El Festival de Eurovisión es un concurso de canciones, pero también algo más. Entre otras cosas, y a lo largo de su historia, un terreno de acción abonado a la política y a la sociología. Son aún recientes los rumores sobre la posible compra de votos que permitió a Massiel ganar para la España franquista el galardón en 1968. En cualquier caso, sean ciertos o no, el triunfo representó un espaldarazo a la incipiente promoción turística y a la normalización europea del Estado totalitario en pleno desarrollismo. Sin olvidar, por supuesto, el asunto Serrat, que tiñó de política aquella edición.

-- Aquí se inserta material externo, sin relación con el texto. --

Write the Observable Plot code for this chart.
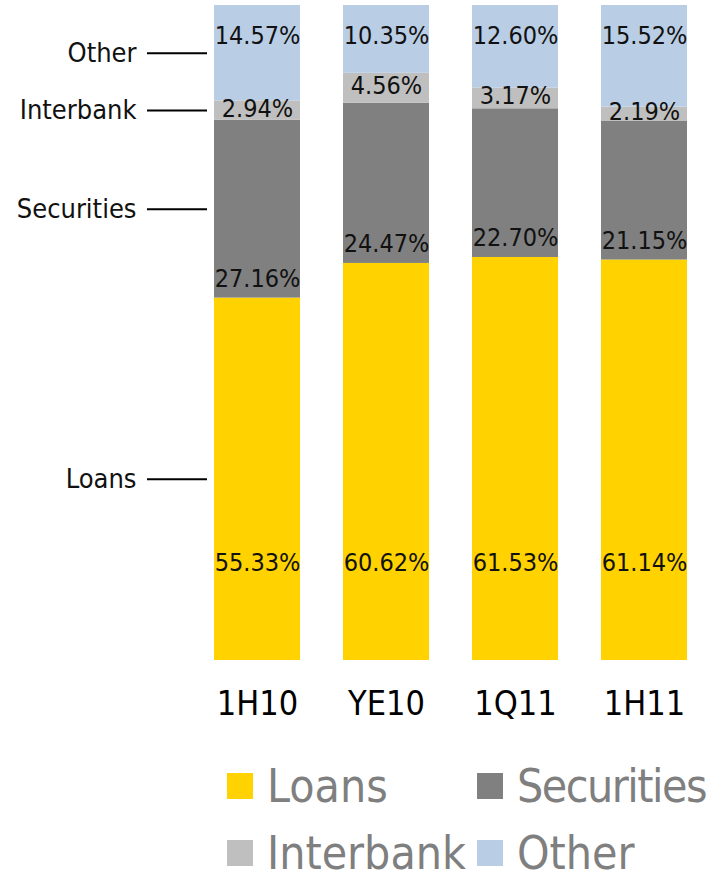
<!DOCTYPE html>
<html>
<head>
<meta charset="utf-8">
<script src="https://cdn.jsdelivr.net/npm/d3@7"></script>
<script src="https://cdn.jsdelivr.net/npm/@observablehq/plot@0.6"></script>
<style>
  body { margin: 0; background: #fff; font-family: "DejaVu Sans Condensed", "Liberation Sans Narrow", "DejaVu Sans", sans-serif; }
  #legend { display: grid; grid-template-columns: 250px 239px; grid-auto-rows: 67px; margin-left: 227px; padding-top: 12px; }
  .item { display: flex; align-items: center; font-size: 46px; line-height: 46px; color: #7f7f7f; white-space: nowrap; }
  .sw { width: 26px; height: 26px; margin-right: 14px; flex: none; }
</style>
</head>
<body>
<div id="chart"></div>
<div id="legend"></div>
<script>
const periods = ["1H10", "YE10", "1Q11", "1H11"];
const series = ["Loans", "Securities", "Interbank", "Other"];
const loans = [55.33, 60.62, 61.53, 61.14];
const securities = [27.16, 24.47, 22.70, 21.15];
const interbank = [2.94, 4.56, 3.17, 2.19];
const other = [14.57, 10.35, 12.60, 15.52];
const colors = ["#FFD200", "#808080", "#BFBFBF", "#B9CDE5"];

const values = [loans, securities, interbank, other];
const data = [];
periods.forEach((p, i) => {
  let base = 0;
  series.forEach((s, j) => {
    const v = values[j][i];
    data.push({period: p, series: s, value: v, base, top: base + v, mid: base + v / 2, text: v.toFixed(2) + "%"});
    base += v;
  });
});
const firstBar = data.filter(d => d.period === periods[0]);
const W = 716;
const font = '"DejaVu Sans Condensed", "Liberation Sans Narrow", "DejaVu Sans", sans-serif';

const chart = Plot.plot({
  width: W,
  height: 740,
  marginTop: 5,
  marginBottom: 80,
  marginLeft: 0,
  marginRight: 0,
  style: {fontFamily: font, background: "#fff", overflow: "visible"},
  x: {domain: periods, range: [212, 689], paddingInner: 0.33, paddingOuter: 0, label: null},
  y: {domain: [0, 100], axis: null},
  color: {domain: series, range: colors},
  marks: [
    Plot.barY(data, {x: "period", y1: "base", y2: "top", fill: "series"}),
    Plot.text(data.filter(d => d.series === "Loans"), {x: "period", y: 0, dy: -98, text: "text", fontSize: 25, fill: "#111"}),
    Plot.text(data.filter(d => d.series === "Securities"), {x: "period", y: "base", dy: -19, text: "text", fontSize: 25, fill: "#111"}),
    Plot.text(data.filter(d => d.series === "Interbank"), {x: "period", y: "mid", dy: -2, text: "text", fontSize: 25, fill: "#111"}),
    Plot.text(data.filter(d => d.series === "Other"), {x: "period", y: 100, dy: 30, text: "text", fontSize: 25, fill: "#111"}),
    Plot.text(firstBar, {y: "mid", text: "series", frameAnchor: "left", dx: 136, textAnchor: "end", fontSize: 27, fill: "#111"}),
    Plot.ruleY(firstBar, {y: "mid", insetLeft: 147, insetRight: W - 207, stroke: "#000", strokeWidth: 2}),
    Plot.axisX({tickSize: 0, tickPadding: 30, fontSize: 34, fill: "#000", label: null})
  ]
});
document.getElementById("chart").appendChild(chart);

const legend = document.getElementById("legend");
series.forEach((s, j) => {
  const item = document.createElement("div");
  item.className = "item";
  const sw = document.createElement("span");
  sw.className = "sw";
  sw.style.background = colors[j];
  item.appendChild(sw);
  const label = document.createElement("span");
  label.textContent = s;
  if (s === "Securities") label.style.letterSpacing = "-1.5px";
  item.appendChild(label);
  legend.appendChild(item);
});
</script>
</body>
</html>
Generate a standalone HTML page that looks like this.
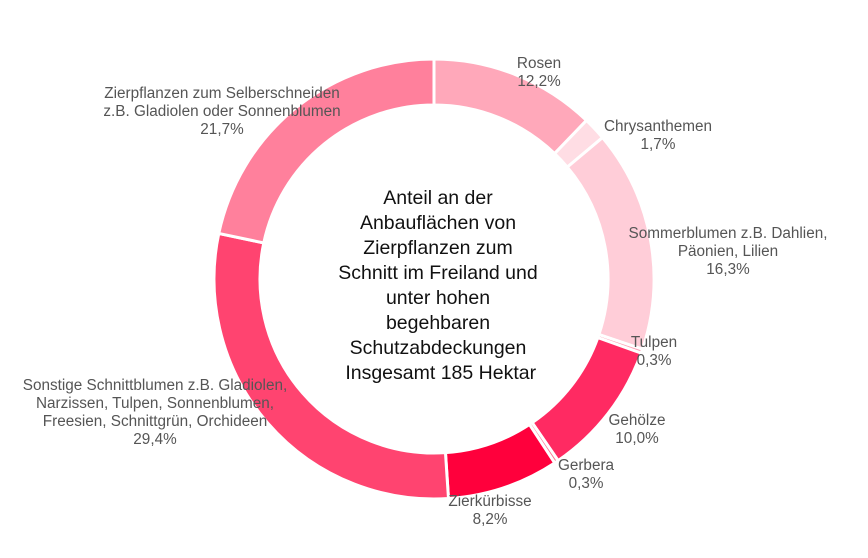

El Festival de Eurovisión fue, durante mucho tiempo, parte de la educación sentimental de los españoles. Se vivía como una especie de rito anual y, más allá de la calidad de la música, se convertía en un hito sociológico. Todo eso ha pasado a mejor vida. Y para luchar contra una tendencia inevitable al olvido, RTVE ha intentado --con Operación Triunfo o con inventos como el de Chikilicuatre-- reconvertirse para que el Festival siga manteniendo el interés. Este año, con la operación comercial del Chiki Chiki, con la broma millonaria de Buenafuente, no ha ganado laureles, pero sí ha llevado a cabo una inversión rentabilísima, en una curiosa joint venture de entes públicos y privados que quizás abre una nueva era en el mundo del márketing, y que deberá analizarse con lupa.

El festival, como tal, sigue siendo lo que era en los estados que han emergido en la Europa de los últimos 20 años. Es decir, un escaparate no solo musical; una auténtica lección de geopolítica, con bloques definidos, alianzas y hermandades nacionales dibujadas con criterios ideológicos y/o territoriales.